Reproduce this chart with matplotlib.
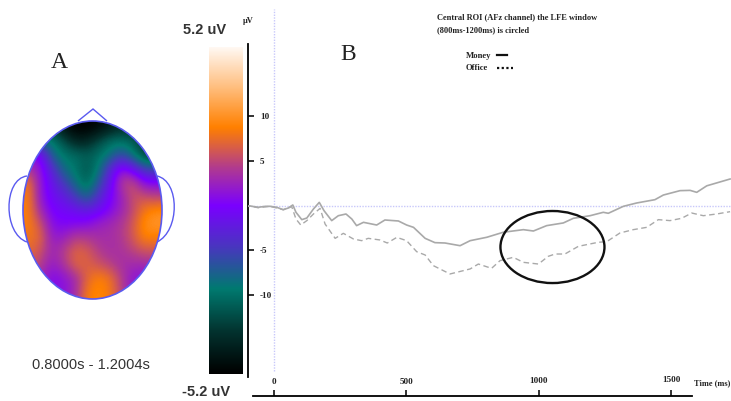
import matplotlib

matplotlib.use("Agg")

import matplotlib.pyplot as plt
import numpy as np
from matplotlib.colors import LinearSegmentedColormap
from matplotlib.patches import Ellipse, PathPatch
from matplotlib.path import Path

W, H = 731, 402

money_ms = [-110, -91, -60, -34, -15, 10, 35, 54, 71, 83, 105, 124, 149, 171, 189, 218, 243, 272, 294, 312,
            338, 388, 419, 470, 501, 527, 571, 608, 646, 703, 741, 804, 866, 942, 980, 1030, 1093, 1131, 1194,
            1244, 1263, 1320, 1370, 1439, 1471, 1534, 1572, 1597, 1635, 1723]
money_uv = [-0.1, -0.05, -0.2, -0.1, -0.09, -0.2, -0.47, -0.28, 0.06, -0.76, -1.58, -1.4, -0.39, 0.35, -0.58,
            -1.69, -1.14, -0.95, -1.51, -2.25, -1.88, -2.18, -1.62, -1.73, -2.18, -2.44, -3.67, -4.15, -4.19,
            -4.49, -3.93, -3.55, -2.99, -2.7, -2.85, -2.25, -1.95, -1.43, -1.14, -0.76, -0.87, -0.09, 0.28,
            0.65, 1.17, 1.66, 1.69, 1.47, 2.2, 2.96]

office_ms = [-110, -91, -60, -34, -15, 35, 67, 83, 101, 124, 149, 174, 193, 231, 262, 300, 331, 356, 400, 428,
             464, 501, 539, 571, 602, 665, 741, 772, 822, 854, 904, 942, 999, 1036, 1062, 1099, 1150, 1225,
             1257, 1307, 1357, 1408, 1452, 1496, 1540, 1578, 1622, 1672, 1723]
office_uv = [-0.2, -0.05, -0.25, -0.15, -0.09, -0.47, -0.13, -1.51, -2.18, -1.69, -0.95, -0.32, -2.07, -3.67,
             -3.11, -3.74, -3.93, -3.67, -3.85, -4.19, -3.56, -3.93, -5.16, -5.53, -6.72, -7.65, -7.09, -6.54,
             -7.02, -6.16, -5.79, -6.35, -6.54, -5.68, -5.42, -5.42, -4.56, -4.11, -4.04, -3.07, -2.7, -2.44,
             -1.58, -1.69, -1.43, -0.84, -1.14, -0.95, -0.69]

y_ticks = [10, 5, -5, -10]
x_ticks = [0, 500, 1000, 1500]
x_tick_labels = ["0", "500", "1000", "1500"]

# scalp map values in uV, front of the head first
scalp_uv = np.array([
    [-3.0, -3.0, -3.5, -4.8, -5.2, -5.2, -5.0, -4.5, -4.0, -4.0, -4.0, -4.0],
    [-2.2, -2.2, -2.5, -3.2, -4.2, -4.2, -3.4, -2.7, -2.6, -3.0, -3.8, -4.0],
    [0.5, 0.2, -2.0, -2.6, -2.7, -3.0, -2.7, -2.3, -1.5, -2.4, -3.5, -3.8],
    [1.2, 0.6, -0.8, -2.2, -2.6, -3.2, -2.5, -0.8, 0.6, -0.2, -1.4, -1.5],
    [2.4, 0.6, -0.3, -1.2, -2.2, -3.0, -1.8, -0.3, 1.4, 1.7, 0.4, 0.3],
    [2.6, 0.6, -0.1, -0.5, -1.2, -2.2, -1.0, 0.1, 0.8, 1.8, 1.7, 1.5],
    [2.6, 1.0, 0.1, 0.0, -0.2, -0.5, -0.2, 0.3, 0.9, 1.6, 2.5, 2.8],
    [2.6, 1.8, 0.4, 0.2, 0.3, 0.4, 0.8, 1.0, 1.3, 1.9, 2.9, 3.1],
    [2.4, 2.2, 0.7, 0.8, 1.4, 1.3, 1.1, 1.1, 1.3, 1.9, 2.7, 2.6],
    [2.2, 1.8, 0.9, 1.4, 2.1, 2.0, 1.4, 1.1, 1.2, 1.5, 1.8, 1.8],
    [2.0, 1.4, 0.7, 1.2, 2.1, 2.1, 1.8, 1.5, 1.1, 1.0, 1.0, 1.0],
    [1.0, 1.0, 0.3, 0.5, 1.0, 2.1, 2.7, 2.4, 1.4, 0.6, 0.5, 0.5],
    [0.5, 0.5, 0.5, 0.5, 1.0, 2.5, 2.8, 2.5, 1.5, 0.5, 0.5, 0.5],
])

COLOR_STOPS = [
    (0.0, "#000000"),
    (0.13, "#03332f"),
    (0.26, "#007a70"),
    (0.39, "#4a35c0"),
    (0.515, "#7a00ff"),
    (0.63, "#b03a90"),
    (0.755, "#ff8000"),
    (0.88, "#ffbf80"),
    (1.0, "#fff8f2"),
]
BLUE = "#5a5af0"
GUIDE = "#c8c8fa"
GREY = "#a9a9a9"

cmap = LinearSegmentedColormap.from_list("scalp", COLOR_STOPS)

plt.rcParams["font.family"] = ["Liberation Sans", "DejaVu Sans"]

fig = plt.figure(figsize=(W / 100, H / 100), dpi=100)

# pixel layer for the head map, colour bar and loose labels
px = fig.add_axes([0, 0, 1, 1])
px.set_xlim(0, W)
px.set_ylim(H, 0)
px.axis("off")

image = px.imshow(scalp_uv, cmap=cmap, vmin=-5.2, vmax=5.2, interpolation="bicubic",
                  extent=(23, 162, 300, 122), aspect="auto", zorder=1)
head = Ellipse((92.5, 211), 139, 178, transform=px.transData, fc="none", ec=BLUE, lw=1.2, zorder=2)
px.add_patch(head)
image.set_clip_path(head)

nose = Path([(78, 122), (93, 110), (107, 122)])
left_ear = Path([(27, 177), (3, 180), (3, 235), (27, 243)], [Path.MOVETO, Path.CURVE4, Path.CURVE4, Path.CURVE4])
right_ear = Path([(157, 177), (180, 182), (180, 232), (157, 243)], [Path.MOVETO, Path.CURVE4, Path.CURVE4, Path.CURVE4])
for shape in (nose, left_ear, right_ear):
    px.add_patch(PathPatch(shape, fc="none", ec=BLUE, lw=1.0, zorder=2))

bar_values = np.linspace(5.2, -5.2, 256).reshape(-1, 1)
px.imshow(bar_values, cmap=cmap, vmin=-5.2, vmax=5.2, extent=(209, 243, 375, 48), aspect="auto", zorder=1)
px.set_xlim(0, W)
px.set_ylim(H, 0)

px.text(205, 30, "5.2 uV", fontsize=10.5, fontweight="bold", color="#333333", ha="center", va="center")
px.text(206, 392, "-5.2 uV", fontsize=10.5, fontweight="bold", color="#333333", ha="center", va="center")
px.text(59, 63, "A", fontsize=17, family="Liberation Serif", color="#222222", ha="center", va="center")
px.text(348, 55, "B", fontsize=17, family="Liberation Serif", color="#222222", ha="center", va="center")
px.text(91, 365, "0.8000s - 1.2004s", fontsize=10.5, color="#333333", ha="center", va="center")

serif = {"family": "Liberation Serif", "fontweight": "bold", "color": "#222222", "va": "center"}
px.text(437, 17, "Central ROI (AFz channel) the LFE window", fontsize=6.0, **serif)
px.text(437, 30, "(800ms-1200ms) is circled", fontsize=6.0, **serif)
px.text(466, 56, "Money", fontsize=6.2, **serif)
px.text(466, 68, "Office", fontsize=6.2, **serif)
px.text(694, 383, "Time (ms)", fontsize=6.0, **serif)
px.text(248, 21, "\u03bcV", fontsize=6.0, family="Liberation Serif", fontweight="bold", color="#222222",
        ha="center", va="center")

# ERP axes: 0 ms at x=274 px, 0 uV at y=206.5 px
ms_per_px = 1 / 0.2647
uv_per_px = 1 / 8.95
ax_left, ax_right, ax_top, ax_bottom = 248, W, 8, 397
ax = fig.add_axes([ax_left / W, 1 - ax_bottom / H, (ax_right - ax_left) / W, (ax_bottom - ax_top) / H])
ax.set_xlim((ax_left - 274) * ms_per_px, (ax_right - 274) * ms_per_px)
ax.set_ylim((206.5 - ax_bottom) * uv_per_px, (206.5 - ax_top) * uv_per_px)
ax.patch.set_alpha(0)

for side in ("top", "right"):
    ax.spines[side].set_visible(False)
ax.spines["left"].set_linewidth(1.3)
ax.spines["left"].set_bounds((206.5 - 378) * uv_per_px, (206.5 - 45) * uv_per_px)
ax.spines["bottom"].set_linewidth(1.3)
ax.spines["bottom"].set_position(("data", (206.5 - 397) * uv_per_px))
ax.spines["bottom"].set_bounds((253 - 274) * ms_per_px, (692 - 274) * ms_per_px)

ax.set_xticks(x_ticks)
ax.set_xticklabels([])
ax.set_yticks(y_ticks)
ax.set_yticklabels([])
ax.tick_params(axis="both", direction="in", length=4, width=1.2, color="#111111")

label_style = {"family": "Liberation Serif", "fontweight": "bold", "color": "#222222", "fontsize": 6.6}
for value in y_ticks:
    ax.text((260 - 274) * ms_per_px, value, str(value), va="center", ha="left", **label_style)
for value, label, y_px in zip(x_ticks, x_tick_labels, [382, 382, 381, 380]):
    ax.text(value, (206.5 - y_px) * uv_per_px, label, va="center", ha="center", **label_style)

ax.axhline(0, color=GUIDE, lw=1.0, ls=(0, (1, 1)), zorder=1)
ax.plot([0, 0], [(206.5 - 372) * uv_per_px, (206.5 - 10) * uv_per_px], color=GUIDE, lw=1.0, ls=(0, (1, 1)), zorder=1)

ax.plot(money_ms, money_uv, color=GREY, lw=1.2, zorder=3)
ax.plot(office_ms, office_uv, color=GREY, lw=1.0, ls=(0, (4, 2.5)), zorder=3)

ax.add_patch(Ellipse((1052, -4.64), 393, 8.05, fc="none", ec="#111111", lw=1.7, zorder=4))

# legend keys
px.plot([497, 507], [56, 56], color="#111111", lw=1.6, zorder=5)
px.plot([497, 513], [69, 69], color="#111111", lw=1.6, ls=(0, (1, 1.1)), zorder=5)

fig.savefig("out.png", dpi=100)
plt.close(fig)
◆ ◆ ◆ ◆ ◆
Task to carry out
Go from the first line of the data above to the line containing "W, H = 731, 402" and retype exactly those lines, both included, but none of the pictures.

Answer for this exercise
Reproduce this chart with matplotlib.
import matplotlib

matplotlib.use("Agg")

import matplotlib.pyplot as plt
import numpy as np
from matplotlib.colors import LinearSegmentedColormap
from matplotlib.patches import Ellipse, PathPatch
from matplotlib.path import Path

W, H = 731, 402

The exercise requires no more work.